### Task statement:
Where a line holds "Output", copy it.

----- Data provided -----

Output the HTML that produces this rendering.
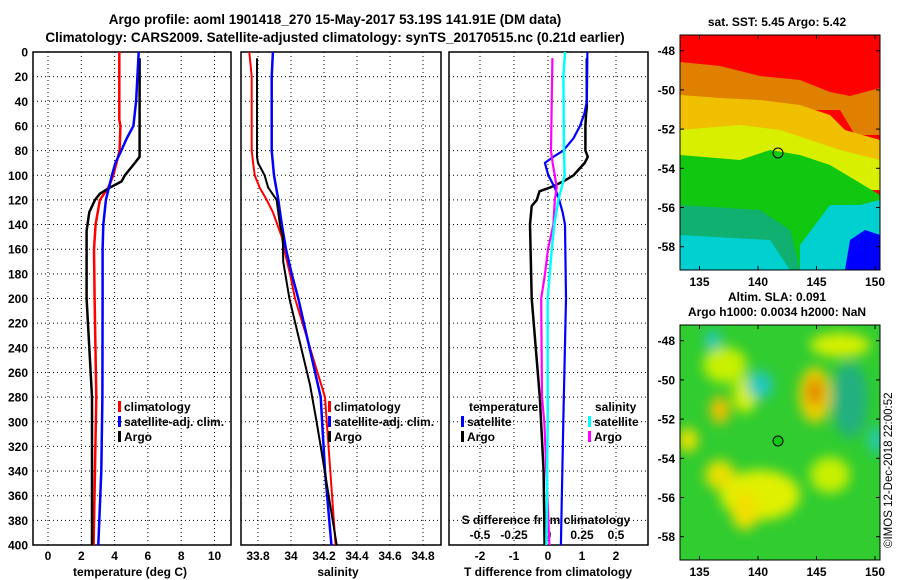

-----
----- Data provided -----

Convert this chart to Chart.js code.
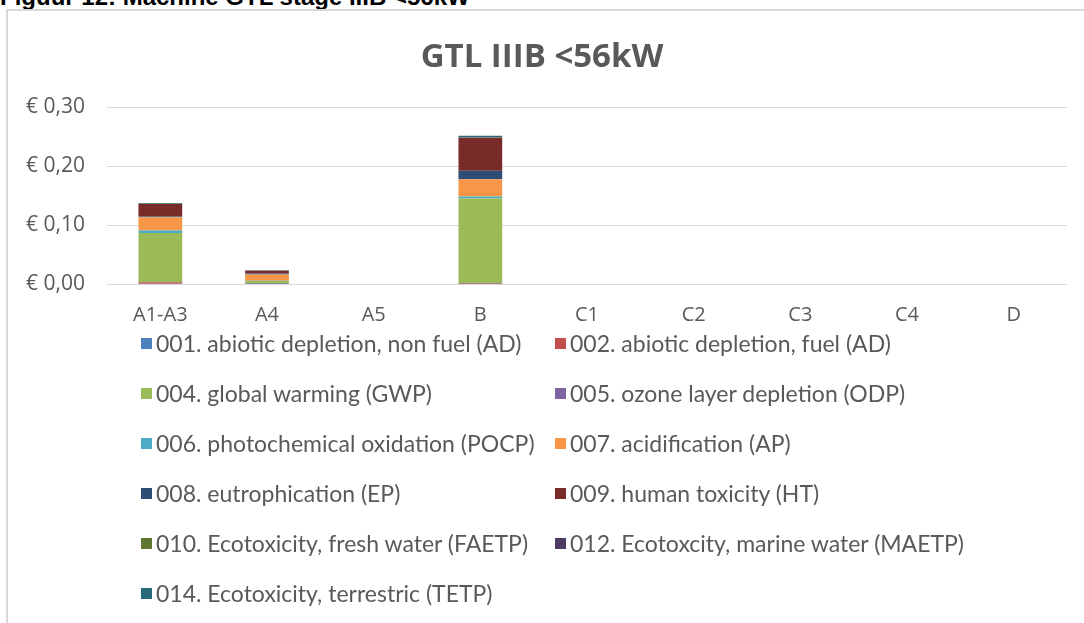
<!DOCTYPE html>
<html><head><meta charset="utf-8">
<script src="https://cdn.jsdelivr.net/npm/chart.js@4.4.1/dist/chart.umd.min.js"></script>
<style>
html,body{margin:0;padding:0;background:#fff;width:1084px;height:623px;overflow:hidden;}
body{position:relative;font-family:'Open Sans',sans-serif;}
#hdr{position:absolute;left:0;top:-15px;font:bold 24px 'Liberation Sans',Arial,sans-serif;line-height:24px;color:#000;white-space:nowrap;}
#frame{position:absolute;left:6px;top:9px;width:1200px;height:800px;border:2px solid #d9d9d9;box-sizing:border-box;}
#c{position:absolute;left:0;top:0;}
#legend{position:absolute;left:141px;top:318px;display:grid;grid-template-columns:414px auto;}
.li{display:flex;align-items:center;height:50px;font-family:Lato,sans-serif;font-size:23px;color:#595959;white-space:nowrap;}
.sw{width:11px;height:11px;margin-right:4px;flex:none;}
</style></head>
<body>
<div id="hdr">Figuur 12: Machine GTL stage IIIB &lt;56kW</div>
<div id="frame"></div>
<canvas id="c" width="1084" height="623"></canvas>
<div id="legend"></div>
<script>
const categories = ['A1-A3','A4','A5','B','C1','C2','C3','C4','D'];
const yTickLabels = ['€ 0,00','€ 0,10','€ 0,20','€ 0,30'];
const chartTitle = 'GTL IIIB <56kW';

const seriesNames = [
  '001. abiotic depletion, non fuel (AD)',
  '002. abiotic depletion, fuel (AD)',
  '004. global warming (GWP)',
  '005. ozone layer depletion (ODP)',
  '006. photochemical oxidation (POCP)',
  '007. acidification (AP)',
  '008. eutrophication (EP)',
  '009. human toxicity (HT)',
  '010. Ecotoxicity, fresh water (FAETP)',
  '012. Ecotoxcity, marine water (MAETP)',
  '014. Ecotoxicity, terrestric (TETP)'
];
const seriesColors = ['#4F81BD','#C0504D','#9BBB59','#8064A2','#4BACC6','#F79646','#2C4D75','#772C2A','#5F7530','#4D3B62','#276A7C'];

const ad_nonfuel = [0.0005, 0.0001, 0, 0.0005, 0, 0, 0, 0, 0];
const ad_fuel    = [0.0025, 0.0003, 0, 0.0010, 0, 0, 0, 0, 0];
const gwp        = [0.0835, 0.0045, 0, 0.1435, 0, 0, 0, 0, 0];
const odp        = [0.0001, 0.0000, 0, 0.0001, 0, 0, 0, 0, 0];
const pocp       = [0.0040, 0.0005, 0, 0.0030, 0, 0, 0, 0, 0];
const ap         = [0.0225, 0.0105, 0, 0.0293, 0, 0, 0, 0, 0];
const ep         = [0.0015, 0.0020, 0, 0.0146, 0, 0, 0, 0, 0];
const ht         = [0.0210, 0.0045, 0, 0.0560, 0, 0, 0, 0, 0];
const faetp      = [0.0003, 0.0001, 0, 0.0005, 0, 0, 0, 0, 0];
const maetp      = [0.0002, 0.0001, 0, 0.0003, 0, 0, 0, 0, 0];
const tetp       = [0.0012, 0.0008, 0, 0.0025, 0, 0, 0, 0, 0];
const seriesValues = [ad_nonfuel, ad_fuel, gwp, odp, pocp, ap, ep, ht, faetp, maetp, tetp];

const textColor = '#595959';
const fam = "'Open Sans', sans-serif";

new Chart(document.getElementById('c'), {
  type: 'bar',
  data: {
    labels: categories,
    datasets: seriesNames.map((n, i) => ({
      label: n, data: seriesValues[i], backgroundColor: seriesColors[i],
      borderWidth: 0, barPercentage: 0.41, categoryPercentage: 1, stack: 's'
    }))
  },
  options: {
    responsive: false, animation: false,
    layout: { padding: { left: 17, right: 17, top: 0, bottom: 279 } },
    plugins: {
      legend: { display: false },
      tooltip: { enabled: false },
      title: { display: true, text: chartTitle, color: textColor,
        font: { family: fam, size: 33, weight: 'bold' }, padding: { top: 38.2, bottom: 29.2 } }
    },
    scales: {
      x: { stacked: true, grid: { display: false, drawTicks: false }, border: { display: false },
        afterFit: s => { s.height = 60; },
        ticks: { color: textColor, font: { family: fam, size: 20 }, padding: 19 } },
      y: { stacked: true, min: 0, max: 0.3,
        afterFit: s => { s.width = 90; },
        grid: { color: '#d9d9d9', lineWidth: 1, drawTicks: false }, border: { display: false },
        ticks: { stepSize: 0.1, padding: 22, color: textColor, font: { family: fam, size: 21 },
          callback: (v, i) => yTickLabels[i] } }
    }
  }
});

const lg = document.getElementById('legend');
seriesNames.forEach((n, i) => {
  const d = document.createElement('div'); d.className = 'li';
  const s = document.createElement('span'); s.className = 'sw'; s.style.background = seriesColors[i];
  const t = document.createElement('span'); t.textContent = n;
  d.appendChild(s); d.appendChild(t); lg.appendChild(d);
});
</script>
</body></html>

-----
----- Data provided -----

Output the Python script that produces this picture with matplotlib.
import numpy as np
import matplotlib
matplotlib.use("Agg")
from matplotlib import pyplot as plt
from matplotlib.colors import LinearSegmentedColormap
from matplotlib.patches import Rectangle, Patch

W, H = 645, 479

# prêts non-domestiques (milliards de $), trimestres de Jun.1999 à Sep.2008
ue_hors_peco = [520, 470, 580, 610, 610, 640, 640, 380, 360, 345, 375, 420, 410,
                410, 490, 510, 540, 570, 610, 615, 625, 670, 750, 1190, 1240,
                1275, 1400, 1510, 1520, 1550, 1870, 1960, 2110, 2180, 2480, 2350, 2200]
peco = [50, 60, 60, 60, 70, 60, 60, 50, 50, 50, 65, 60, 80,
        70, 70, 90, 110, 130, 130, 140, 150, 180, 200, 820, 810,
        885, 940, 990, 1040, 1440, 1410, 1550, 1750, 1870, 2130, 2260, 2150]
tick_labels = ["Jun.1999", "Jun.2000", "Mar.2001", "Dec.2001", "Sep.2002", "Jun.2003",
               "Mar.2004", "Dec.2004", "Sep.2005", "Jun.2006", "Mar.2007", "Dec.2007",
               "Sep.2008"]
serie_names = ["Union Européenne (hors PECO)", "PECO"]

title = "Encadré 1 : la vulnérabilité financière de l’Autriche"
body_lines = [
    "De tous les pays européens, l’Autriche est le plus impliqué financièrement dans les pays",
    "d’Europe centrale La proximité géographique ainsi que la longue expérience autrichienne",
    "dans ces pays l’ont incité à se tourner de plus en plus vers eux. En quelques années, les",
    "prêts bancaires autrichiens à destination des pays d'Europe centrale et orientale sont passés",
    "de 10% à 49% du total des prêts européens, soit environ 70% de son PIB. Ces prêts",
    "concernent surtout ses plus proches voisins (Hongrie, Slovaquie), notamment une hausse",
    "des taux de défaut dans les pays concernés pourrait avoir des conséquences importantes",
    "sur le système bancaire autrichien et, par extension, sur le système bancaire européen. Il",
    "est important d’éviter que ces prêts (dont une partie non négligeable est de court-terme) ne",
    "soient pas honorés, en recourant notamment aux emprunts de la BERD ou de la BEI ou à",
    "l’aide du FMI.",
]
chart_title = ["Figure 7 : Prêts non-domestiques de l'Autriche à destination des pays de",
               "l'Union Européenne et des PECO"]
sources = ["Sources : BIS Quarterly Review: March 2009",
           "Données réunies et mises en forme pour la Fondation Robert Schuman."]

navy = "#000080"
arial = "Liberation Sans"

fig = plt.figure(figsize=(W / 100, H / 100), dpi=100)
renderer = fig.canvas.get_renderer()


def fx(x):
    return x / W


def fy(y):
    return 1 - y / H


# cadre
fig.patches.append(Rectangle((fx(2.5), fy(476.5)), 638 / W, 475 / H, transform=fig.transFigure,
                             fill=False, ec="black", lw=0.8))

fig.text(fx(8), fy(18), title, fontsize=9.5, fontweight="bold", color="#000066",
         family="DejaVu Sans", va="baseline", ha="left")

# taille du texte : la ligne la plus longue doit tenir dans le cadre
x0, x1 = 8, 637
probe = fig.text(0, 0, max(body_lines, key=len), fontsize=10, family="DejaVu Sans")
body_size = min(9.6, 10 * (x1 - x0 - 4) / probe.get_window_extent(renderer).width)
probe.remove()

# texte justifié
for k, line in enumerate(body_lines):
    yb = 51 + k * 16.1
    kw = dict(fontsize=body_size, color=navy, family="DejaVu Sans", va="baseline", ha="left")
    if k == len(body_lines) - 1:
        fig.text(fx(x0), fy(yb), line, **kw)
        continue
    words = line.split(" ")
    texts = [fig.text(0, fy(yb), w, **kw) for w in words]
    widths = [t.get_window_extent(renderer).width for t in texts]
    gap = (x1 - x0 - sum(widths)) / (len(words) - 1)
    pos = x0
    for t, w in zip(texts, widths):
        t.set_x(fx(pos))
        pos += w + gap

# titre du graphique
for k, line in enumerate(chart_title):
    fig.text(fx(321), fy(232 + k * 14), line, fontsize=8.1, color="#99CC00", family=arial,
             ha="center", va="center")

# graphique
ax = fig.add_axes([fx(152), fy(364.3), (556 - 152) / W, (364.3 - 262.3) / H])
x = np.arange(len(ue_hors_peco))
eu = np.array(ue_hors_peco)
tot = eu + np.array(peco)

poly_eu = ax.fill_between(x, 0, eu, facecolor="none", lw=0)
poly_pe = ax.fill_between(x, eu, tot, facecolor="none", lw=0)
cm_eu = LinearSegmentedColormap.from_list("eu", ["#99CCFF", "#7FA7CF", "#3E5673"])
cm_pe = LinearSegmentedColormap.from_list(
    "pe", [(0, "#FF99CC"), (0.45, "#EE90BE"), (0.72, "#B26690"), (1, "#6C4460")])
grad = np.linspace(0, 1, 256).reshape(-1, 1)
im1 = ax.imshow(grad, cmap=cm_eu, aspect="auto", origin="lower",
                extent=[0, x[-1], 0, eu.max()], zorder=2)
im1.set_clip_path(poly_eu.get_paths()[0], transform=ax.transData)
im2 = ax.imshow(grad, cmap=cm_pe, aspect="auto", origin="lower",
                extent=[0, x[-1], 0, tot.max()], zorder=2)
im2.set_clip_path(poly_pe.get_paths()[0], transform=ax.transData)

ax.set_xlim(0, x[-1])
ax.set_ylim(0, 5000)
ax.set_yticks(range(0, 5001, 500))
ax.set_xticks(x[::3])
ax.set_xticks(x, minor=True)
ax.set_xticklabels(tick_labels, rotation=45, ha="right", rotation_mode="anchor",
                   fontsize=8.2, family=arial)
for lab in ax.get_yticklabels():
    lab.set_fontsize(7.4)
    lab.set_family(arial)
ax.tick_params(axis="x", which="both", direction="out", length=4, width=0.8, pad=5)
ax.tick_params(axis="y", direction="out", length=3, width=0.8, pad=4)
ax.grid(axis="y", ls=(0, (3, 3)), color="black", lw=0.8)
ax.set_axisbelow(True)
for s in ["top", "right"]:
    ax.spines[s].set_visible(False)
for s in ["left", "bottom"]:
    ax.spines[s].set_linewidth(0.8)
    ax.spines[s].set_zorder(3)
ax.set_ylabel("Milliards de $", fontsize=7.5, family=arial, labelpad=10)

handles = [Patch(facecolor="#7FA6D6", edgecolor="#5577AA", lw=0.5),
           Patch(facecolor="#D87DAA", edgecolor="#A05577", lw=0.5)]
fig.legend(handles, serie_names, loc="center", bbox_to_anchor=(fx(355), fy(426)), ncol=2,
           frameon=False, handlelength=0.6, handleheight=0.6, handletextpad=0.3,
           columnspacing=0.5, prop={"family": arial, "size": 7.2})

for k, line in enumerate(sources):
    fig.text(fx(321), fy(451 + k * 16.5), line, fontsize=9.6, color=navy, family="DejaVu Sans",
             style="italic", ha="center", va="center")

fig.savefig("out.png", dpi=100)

-----

### Result:
Output the HTML that produces this rendering.
Output the Python script that produces this picture with matplotlib.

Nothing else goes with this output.